What nonsense! The human condition today is the same as it’s always been,
and except for a few bad apples in the barrel, I believe most people are good,
kind, and peace-loving.

We live in a democracy, and when political decisions are wrong, you and I –
all of us –have a hand in that. We need to tell our leaders NO. We need to say
NO loud and clear. I would ask the poor mortal who next assumes the mantle
of our nation’s President to consider that arbitration and negotiation are the
best means for settling differences among nations, that war is absurd, that no
citizenry wants war, and that no one can win: “In modern war, there is no such
thing as victor and vanquished. . . . There is only a loser, and the loser is
mankind” (U Thant, former U. N. Secretary General).

The horror of war itself – the havoc, the shame, the destruction of daughters
and sons we’ve raised to honor reason and social order – is seldom experienced
by leaders who wage war. Literature, however, is at its best a great repository
of all that is good and civilized. It can also be a truthful and tragic chronicle
of the suffering and violent death that are the realities of war.
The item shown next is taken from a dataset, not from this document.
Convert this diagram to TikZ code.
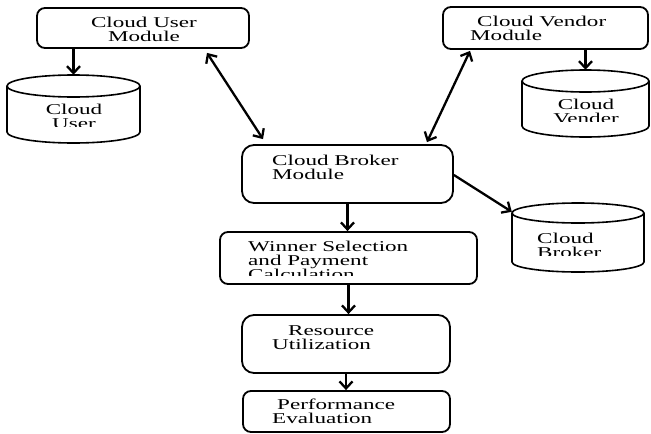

That’s why I hope our next President might pepper his reading with such
literary works as Roy Kesey’s Nothing in the World and Cormac McCarthy’s
The Road – both chilling apocalyptic visions of war’s aftermath; and such others
as Mark Wisniewski’s “Prisoners of War,” or Philip Gourevitch’s We wish to
inform you that tomorrow we will be killed with our families: Stories from
Rwanda, or Chimanda Ngozi Adichie’s Half of a Yellow Sun, or Kevin Haworth’s
The Discontinuity of Small Things, or Kazuo Ishiguro’s Never Let Me Go, or the
works of countless others from Solzhenitsyn to Robert Olen Butler to Ha Jin.

To read these works is to move ever closer to an understanding of civilization,
what is wrong with it, what it should be like, and how both leaders and ordinary
people can do their part to make it better. A civilization is to be judged, at last,
on the way it handles conflict and the civil rights of its citizens. And on the way
it treats its artists, criminals, old, young, ill, infirm, retarded, addicted, physically
handicapped, mentally ill, and criminally insane.